Reputation: 255
I try to fit a Lasso regression model using glmnet(). As I have never worked with Lasso regression before, I tried to get along with tutorials but when applying the model, it always results with the following error:
Error in lognet(x, is.sparse, ix, jx, y, weights, offset, alpha, nobs,:
one multinomial or binomial class has 1 or 0 observations; not allowed
Working with the dataset from this question (https://stats.stackexchange.com/questions/72251/an-example-lasso-regression-using-glmnet-for-binary-outcome) it seems that the dependent variable, the y, has to consist only of 0 and 1. Whenever I set one of the observation values of y to 2 or anything else than 0 or 1, it results in this error.
This is my code:
lambdas_to_try <- 10^seq(-3, 5, length.out = 100)
x_vars <- as.matrix(data.frame(data$x1, data$x2, data$x3))
lasso_cv <- cv.glmnet(x_vars, y=as.factor(data$y), alpha = 1, lambda = lambdas_to_try, family = "binomial", nfolds = 10)
x_vars_2 <- model.matrix(data$y ~ data$x1 + data$x2 + data$x3)[, -1]
lasso_cv_2 <- cv.glmnet(x_vars, y=as.factor(data$y), alpha = 1, lambda = lambdas_to_try, family = "binomial", nfolds = 10)
And this is how my dataset looks like:
The problem is, that in my data, the y variable represents the number of crimes, so it has integer values between 0 and 1000. I cannot set the value to 0 and 1 only. How does it work to use these data to apply a Lasso regression?
Upvotes: 1
Views: 1457
Reputation: 46968
As @Gregor noted, what you have is count data, and it should be regression and not classification. Using an example dataset, this is how you can implement it:
library(MASS)
library(glmnet)
data(Insurance)
Your response variable should be numeric:
str(Insurance)
'data.frame': 64 obs. of 5 variables:
$ District: Factor w/ 4 levels "1","2","3","4": 1 1 1 1 1 1 1 1 1 1 ...

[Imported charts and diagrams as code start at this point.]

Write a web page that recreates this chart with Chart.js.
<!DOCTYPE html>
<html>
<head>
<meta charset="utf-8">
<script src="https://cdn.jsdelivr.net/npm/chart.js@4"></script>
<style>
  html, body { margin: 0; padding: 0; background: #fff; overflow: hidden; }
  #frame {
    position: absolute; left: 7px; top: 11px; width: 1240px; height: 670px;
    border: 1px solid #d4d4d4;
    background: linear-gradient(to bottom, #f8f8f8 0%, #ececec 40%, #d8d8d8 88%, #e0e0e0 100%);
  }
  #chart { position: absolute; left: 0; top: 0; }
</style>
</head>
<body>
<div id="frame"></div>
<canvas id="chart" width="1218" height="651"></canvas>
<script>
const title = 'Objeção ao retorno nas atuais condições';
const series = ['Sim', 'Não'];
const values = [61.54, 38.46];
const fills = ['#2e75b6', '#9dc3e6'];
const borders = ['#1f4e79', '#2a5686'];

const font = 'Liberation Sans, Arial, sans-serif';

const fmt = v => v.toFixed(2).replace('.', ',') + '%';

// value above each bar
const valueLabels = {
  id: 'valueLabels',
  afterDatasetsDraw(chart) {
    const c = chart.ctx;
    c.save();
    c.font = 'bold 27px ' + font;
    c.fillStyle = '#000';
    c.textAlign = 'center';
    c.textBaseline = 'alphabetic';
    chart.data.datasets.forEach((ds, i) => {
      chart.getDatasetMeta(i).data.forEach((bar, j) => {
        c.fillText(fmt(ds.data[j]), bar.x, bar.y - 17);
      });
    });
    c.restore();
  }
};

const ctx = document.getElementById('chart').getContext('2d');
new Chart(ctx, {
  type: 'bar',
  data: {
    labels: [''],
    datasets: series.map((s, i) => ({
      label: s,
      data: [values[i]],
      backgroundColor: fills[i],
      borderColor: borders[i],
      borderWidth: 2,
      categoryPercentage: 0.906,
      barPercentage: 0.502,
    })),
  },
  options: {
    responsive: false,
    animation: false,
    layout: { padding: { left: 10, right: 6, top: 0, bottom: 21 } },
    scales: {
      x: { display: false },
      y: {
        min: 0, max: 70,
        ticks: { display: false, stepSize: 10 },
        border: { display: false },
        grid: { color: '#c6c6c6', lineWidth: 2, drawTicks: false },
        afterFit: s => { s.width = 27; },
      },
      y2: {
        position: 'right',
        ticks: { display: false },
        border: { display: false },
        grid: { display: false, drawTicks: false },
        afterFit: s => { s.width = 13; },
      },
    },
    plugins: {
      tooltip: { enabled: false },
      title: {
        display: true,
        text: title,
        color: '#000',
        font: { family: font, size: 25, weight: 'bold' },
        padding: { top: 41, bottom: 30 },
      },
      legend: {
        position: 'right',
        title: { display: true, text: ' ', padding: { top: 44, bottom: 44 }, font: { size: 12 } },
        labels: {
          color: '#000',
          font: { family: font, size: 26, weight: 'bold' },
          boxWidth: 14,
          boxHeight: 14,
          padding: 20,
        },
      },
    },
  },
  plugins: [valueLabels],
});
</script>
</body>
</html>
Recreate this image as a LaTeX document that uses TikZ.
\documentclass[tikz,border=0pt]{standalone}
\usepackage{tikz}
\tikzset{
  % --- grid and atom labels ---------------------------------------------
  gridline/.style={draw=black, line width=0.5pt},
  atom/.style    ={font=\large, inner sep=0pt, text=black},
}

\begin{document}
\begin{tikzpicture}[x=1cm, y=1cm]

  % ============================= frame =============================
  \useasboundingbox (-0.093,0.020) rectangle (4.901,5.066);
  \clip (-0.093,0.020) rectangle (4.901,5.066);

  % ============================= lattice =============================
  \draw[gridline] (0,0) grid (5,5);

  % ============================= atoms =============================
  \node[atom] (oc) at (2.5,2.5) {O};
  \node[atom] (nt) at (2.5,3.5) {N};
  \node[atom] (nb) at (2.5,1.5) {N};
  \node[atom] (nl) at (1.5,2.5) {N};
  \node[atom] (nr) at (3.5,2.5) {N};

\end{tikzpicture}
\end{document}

$ Group : Ord.factor w/ 4 levels "<1l"<"1-1.5l"<..: 1 1 1 1 2 2 2 2 3 3 ...
$ Age : Ord.factor w/ 4 levels "<25"<"25-29"<..: 1 2 3 4 1 2 3 4 1 2 ...
$ Holders : int 197 264 246 1680 284 536 696 3582 133 286 ...
$ Claims : int 38 35 20 156 63 84 89 400 19 52 ...
Now we set the predictors and response variables:
y = Insurance$Claims
X = model.matrix(Claims ~ .,data=Insurance)
Run a cv to find the best lambda (if you don't know your L1 norm):
fit = cv.glmnet(x=X,y=y,family="poisson")
pred = predict(fit,X,s=fit$lambda.1se)
The prediction is in log scale, so to compare with your actual
plot(log(y),pred,xlab="log (actual)",ylab="log (predicted)")
Upvotes: 1